> **WHAT YOU ARE ASKED TO DO**
Reproduce nothing but the lines from the one with "Write a Python" through the one with "from matplotlib.lines import Line2D", exactly and with both ends. Omit pictures.
-- DATA SUPPLIED start --
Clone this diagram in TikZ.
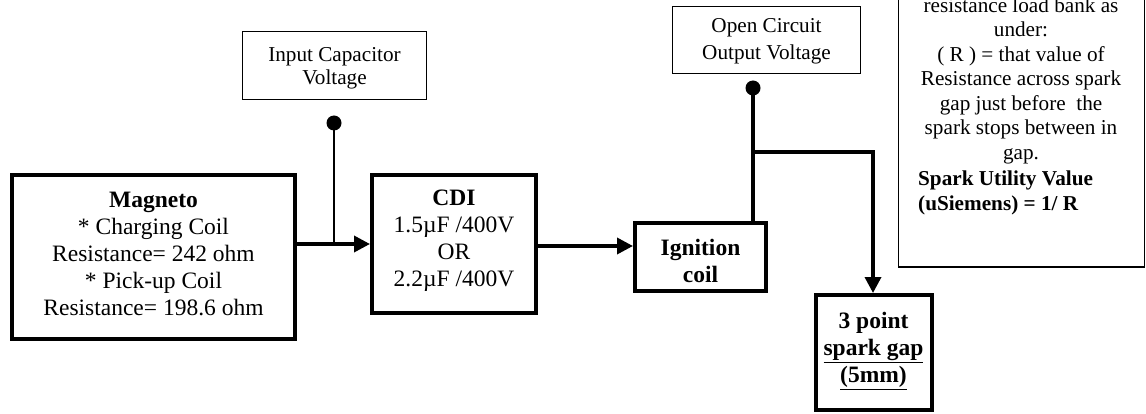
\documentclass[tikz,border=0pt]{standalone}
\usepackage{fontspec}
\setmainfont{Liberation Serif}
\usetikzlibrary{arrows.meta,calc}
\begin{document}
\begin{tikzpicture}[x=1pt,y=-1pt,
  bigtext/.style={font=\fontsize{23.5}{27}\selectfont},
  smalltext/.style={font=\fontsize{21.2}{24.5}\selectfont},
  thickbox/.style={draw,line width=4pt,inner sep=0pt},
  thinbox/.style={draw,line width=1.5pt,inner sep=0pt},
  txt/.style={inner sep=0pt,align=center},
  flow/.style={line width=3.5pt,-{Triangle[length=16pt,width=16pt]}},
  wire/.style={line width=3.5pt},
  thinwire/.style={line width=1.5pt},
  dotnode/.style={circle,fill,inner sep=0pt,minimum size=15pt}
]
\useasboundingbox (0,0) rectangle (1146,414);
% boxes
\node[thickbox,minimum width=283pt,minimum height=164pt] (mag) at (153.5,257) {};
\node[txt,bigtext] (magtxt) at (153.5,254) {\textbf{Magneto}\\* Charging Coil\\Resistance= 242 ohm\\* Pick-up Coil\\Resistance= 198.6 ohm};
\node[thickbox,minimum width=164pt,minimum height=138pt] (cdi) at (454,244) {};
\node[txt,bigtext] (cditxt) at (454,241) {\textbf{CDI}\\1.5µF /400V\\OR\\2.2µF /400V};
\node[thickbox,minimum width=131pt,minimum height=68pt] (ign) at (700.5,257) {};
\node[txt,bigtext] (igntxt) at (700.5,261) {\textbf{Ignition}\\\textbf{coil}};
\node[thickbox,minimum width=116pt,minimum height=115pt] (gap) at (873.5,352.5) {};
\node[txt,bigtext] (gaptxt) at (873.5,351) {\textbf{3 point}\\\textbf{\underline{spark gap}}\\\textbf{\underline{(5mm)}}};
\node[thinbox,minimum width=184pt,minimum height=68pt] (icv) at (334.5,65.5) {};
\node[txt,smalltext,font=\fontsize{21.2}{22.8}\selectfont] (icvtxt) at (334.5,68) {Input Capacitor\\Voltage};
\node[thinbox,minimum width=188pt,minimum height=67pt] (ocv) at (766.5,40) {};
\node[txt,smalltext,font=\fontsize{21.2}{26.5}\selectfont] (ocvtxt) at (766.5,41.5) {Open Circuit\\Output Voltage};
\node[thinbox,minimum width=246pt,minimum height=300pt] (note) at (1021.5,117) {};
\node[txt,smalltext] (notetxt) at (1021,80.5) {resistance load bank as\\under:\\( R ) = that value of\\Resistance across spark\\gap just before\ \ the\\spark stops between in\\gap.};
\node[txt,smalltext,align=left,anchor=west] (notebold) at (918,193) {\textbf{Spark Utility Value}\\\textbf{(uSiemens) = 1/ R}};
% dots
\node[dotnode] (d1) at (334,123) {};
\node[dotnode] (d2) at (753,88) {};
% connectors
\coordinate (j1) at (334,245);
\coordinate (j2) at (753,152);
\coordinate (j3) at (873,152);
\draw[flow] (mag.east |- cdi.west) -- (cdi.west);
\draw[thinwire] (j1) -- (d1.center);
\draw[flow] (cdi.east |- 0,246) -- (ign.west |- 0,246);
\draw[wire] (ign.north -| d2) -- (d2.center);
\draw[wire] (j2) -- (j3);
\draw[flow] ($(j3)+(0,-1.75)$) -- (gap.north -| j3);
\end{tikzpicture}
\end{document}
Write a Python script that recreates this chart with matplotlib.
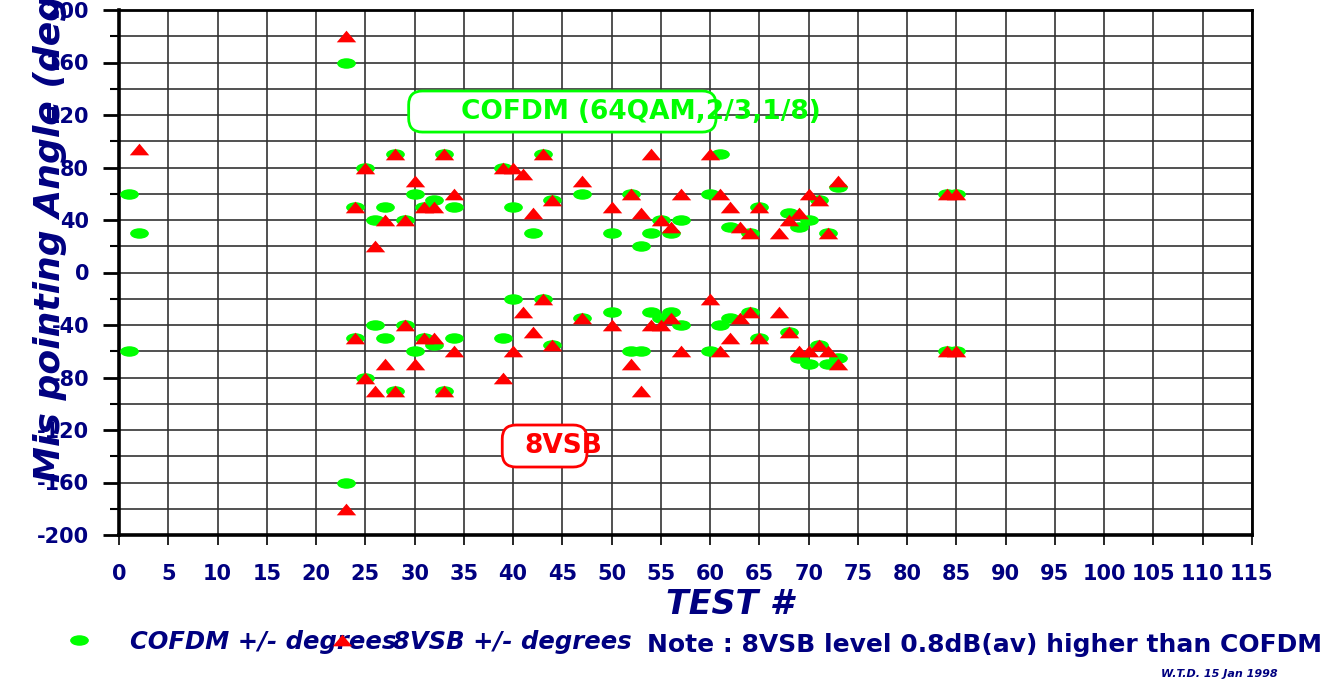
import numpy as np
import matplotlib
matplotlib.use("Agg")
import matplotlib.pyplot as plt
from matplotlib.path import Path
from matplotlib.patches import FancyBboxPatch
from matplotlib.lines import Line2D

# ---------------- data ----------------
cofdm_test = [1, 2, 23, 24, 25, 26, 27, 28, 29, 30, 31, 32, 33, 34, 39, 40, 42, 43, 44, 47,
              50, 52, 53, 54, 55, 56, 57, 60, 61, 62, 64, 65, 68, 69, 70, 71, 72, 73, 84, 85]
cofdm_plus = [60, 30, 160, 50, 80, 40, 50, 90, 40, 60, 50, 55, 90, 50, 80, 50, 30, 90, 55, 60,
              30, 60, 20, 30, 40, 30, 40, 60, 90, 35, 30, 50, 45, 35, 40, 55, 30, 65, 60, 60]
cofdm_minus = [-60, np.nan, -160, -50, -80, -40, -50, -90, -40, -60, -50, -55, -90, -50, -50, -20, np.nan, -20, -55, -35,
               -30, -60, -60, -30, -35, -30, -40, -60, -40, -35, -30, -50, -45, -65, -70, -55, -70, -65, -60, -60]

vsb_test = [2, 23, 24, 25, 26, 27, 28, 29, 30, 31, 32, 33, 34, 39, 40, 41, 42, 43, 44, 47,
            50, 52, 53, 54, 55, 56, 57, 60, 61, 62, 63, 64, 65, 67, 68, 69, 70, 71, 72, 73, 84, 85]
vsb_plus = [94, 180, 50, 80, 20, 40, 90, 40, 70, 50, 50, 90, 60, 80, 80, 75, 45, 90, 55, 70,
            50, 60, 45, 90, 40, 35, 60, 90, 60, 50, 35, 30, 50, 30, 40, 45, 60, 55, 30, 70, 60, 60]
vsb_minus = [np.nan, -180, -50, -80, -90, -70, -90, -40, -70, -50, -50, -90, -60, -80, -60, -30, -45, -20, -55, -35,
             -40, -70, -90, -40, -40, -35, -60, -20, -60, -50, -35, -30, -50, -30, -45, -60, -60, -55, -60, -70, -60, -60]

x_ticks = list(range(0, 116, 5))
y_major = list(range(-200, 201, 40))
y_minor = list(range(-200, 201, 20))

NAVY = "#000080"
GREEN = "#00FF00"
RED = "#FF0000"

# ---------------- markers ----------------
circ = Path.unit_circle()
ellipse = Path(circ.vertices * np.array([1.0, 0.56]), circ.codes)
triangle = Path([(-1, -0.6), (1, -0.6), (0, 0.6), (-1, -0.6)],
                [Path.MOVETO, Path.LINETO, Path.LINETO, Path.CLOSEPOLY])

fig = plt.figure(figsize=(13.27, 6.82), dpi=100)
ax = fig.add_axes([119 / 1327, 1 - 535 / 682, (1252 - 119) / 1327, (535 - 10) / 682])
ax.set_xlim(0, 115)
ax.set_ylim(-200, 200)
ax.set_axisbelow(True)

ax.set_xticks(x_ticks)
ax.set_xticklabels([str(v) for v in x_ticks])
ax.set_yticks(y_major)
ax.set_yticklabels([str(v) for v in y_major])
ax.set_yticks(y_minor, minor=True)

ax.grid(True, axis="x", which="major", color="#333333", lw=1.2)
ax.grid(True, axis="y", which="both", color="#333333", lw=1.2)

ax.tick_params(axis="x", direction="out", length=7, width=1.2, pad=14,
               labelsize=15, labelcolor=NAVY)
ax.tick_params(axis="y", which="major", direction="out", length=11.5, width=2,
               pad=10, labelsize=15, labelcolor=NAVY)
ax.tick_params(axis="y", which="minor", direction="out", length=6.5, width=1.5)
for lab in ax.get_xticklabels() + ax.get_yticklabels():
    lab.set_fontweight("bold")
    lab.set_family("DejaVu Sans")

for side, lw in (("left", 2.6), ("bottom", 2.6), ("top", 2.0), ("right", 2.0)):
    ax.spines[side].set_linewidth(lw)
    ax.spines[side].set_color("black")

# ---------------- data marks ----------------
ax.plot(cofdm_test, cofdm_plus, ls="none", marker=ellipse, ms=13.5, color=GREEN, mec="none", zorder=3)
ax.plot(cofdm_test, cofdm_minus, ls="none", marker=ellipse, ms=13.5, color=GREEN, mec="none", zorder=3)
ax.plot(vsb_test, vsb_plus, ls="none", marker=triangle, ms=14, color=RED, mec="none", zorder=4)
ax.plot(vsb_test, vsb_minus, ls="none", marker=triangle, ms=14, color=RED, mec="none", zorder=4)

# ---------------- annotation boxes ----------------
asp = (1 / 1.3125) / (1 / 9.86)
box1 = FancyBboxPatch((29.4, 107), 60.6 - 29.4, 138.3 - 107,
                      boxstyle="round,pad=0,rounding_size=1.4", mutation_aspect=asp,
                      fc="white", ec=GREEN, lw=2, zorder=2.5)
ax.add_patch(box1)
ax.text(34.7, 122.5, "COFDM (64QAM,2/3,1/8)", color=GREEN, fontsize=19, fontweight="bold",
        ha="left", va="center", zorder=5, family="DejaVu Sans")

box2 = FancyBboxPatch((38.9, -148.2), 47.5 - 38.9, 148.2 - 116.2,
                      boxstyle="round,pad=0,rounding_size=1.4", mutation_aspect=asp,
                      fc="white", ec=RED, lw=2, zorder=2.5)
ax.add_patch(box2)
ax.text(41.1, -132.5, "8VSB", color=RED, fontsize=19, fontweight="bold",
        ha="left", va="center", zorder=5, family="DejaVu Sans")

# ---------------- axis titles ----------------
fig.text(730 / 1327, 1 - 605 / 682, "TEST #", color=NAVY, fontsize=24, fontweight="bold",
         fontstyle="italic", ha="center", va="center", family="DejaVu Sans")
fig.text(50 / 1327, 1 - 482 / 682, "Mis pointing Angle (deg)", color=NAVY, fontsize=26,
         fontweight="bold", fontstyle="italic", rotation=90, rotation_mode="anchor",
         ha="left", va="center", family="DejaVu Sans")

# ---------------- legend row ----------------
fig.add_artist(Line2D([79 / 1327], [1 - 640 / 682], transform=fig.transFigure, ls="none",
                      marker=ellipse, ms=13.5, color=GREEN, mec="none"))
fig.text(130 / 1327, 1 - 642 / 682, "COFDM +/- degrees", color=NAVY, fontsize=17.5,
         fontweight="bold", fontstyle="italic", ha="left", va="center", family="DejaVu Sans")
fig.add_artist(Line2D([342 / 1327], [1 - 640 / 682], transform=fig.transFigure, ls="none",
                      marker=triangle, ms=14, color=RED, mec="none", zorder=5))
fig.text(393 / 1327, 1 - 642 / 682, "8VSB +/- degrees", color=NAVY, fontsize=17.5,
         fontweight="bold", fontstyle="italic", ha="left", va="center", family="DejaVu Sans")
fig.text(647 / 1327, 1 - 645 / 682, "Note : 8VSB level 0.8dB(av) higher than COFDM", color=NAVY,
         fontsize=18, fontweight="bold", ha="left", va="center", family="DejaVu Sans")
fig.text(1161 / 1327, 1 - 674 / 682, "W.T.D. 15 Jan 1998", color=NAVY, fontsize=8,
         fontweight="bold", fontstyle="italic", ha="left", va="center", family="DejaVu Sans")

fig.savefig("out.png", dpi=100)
-- DATA SUPPLIED end --
> **REPLY TO THE TASK**
Write a Python script that recreates this chart with matplotlib.
import numpy as np
import matplotlib
matplotlib.use("Agg")
import matplotlib.pyplot as plt
from matplotlib.path import Path
from matplotlib.patches import FancyBboxPatch
from matplotlib.lines import Line2D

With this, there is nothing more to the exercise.